Les stablecoins peuvent aussi avoir un intérêt fiscal pour ceux qui investissent directement en cryptoactifs. Dans certains pays, les plus-values sont taxables lors de la conversion en devise locale, de sorte que le passage par une stablecoin permet de repousser l’imposition. En Belgique, le ministre des Finances Vincent Van Peteghem a estimé qu’une plus-value générée lors d’une transaction entre deux cryptoactifs pouvait aussi être taxable.

Rappelons qu’une plus-value en cryptoactifs est taxée en Belgique si elle ne relève pas de la gestion de bon père de famille, ce qu’il faut entendre par un investissement relativement modeste et un nombre limité de transactions.
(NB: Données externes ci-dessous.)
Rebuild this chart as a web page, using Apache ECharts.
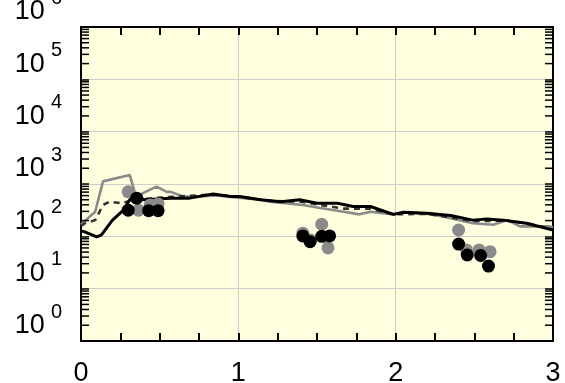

A défaut, vous serez soumis à la taxe sur la spéculation de 33% (sur le montant de la plus-value), voire à une requalification comme revenu professionnel dans les cas le plus extrêmes.

Comment investir ?

Si vous êtes prêt à tenter l’aventure, vous pouvez décider d’acheter directement des cryptoactifs en passant par une plateforme comme Kraken, Coinbase ou Binance. Ne perdez toutefois pas de vue l’importance de l’analyse du cryptoactif dans lequel vous souhaitez investir. Derrière le bitcoin et l’ethereum, la finalité de nombreux projets paraît parfois obscure, ce qui finit par se ressentir sur leur valeur. Dogecoin, litecoin, bitcoin ash, polkadot, cardano, terra, algorand, etc. cotent ainsi toujours moins d’un cinquième de leur sommet et ne montrent pas de réel signe de reprise.

Une autre option est de passer par des ETF (fonds cotés en Bourse), ou plus précisément des ETC ou ETN en Europe – pour des raisons réglementaires. Si la finalité est la même, la différence peut être importante d’un point de vue fiscal. Une plus-value sur ETC et ETN risque en effet d’être soumise à la taxe Reynders (précompte de 30%). Pour l’éviter, chaque émetteur peut conclure un ruling avec le fisc – ce qui n’a pas encore été annoncé. Les acteurs plus actifs sur le marché belge comme VanEck ou Invesco sont plus susceptibles de le faire pour leurs produits : Invesco Physical bitcoin, (Bourse de Francfort ; ticker BTIC ; frais annuels de 0,9%), VanEck Bitcoin ETN (Euronext Paris ; ticker : VBTC ; frais annuels de 1%) et VanEck Ethereum ETN (Euronext Paris ; ticker : VETH; frais annuels de 1%).